I guess the problem we have next is implementing that. We’re essentially using launch configuration delegates for all this. I’ve added a sub-interface that adds the launch target, i.e. where you want to launch, to the methods of the delegates. And really, the buildForLaunch and launch methods are the only ones you really should be extending. The pre and final launch checks don’t have the ILaunch so I’m not sure how they’re supposed to check anything other than the configuration is valid.

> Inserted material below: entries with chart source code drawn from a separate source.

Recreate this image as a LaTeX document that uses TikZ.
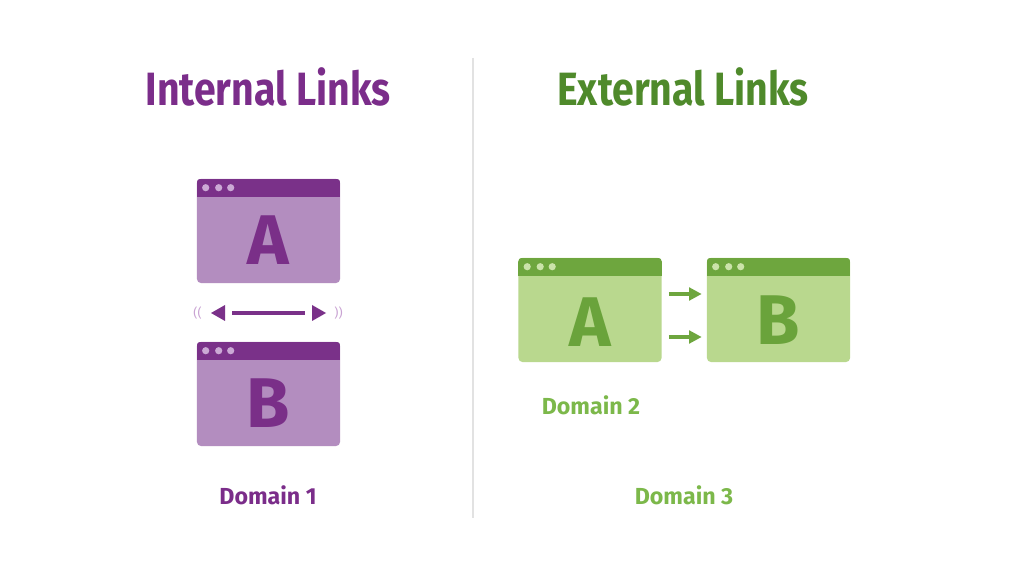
\documentclass[tikz,border=0pt]{standalone}
\usepackage{fontspec}
\setmainfont{Fira Sans}
\newfontfamily\tfont[FakeStretch=0.84]{Fira Sans}
\usetikzlibrary{calc,arrows.meta}
\definecolor{ptitle}{HTML}{7B2D8A}
\definecolor{pbar}{HTML}{7A3189}
\definecolor{pbody}{HTML}{B38DBF}
\definecolor{pletter}{HTML}{7A2F88}
\definecolor{pdot}{HTML}{CBA9D5}
\definecolor{pfaint}{HTML}{C9A3D3}
\definecolor{gtitle}{HTML}{4F8A2B}
\definecolor{gbar}{HTML}{6EA63E}
\definecolor{gbody}{HTML}{B9D88E}
\definecolor{gletter}{HTML}{6AA33B}
\definecolor{gdot}{HTML}{CBE3AA}
\definecolor{gtext}{HTML}{7CB84A}
\definecolor{divider}{HTML}{E2E2E2}
\tikzset{
  win/.style={rectangle, rounded corners=2.8pt, minimum width=3.575cm, minimum height=2.6cm, inner sep=0pt},
  letter/.style={inner sep=0pt, font=\bfseries\fontsize{50}{50}\selectfont},
  ttl/.style={font=\tfont\bfseries\fontsize{33.2}{34}\selectfont},
  domtext/.style={font=\bfseries\fontsize{16.5}{18}\selectfont},
  faint/.style={font=\fontsize{9}{9}\selectfont, text=pfaint},
}
\newcommand{\winbar}[3]{%
  \begin{scope}
    \clip[rounded corners=2.8pt] (#1.south west) rectangle (#1.north east);
    \fill[#2] (#1.north west) rectangle ($(#1.north east)+(0,18)$);
  \end{scope}
  \foreach \dx in {9,22,34}
    \fill[#3] ($(#1.north west)+(\dx,9)$) circle (0.09cm);
}
\begin{document}
\begin{tikzpicture}[x=0.025cm,y=-0.025cm]
\useasboundingbox[fill=white] (0,0) rectangle (1024,576);
% divider
\coordinate (d1) at (473,58);
\coordinate (d2) at (473,518);
\draw[divider, line width=0.8pt] (d1) -- (d2);
% titles
\node[ttl, text=ptitle] (tI) at (268,87) {Internal Links};
\node[ttl, text=gtitle] (tE) at (683,87) {External Links};
% purple windows
\node[win, fill=pbody] (pA) at (268.5,231) {};
\winbar{pA}{pbar}{pdot}
\node[letter, text=pletter] (pAl) at ($(pA)+(0,9.5)$) {A};
\node[win, fill=pbody] (pB) at (268.5,394) {};
\winbar{pB}{pbar}{pdot}
\node[letter, text=pletter] (pBl) at ($(pB)+(0,9.5)$) {B};
% internal arrow
\coordinate (lt) at (211,313);
\coordinate (rt) at (326,313);
\fill[pbar] (lt) -- ++(14,-8) -- ++(0,16) -- cycle;
\fill[pbar] (rt) -- ++(-14,-8) -- ++(0,16) -- cycle;
\draw[pbar, line width=3.2pt] ($(lt)+(21,0)$) -- ($(rt)+(-21,0)$);
\node[faint] (fl) at (197.5,313) {((};
\node[faint] (fr) at (338.5,313) {))};
\node[domtext, text=ptitle] (d1t) at (268,495) {Domain 1};
% green windows
\node[win, fill=gbody] (gA) at (590,310) {};
\winbar{gA}{gbar}{gdot}
\node[letter, text=gletter] (gAl) at ($(gA)+(0,12)$) {A};
\node[win, fill=gbody] (gB) at (778.5,310) {};
\winbar{gB}{gbar}{gdot}
\node[letter, text=gletter] (gBl) at ($(gB)+(0,10)$) {B};
\draw[gbar, line width=2.2pt, -{Triangle[length=9pt,width=9pt]}] ($(gA.east)+(7,-16)$) -- ($(gB.west)+(-5,-16)$);
\draw[gbar, line width=2.2pt, -{Triangle[length=9pt,width=9pt]}] ($(gA.east)+(7,27)$) -- ($(gB.west)+(-5,27)$);
\node[domtext, text=gtext] (d2t) at (591,405) {Domain 2};
\node[domtext, text=gtext] (d3t) at (684,495) {Domain 3};
\end{tikzpicture}
\end{document}
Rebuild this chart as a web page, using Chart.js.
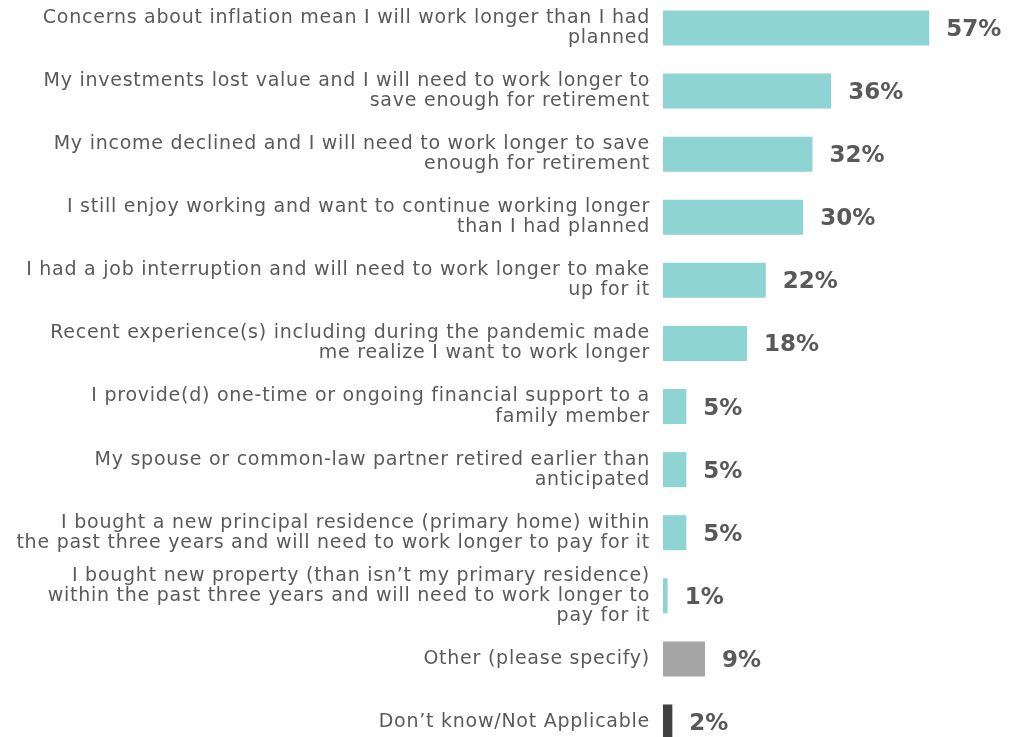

The issue I run into next is that for a launch mode like Debug, I need to know what debugger makes sense for the given launch. Unfortunately in CDT, we’ve pretty much hard coded gdb everywhere so it’s hard to tell it to use a different debugger. But for Qt, I want to eventually support the Windows debugger cdb as well as lldb where available. What’s the best mechanism to do that without creating delegates for them which, trust me, if you have multiple delegates per config type and mode, you’re in for a world of UX hurt.

One thing I keep coming to as I look at renewing how we build and launch in CDT is that these two things are intrinsically tied. For whatever reason, we’ve tried to separate them but workflows are so much better if they know about each other. Builds produce the symbol files that the debugger needs at launch time. And usually the format of those symbol files tell you what debugger you can use. And for most SDKs out there, you get a debugger along with your compilers and linkers anyway.

I really thing the debugger needs to be a part of CDT’s concept of toolchain. The new CDT build system asks the build configuration, which knows what toolchain is being used, to do the build. We should just ask it to do launches too. Now that’s just a crazy idea.

Of course, I’m doing a brain dump here as I think about it. I may change my mind especially as I try and implement this. I’d sure like to hear other peoples thoughts and what other CDT extenders do. Most vendors who do extend CDT don’t usually use CDT’s launch configurations. I can see why since they’re both too flexible and inflexible at the same time. I just wonder if others have thought about this.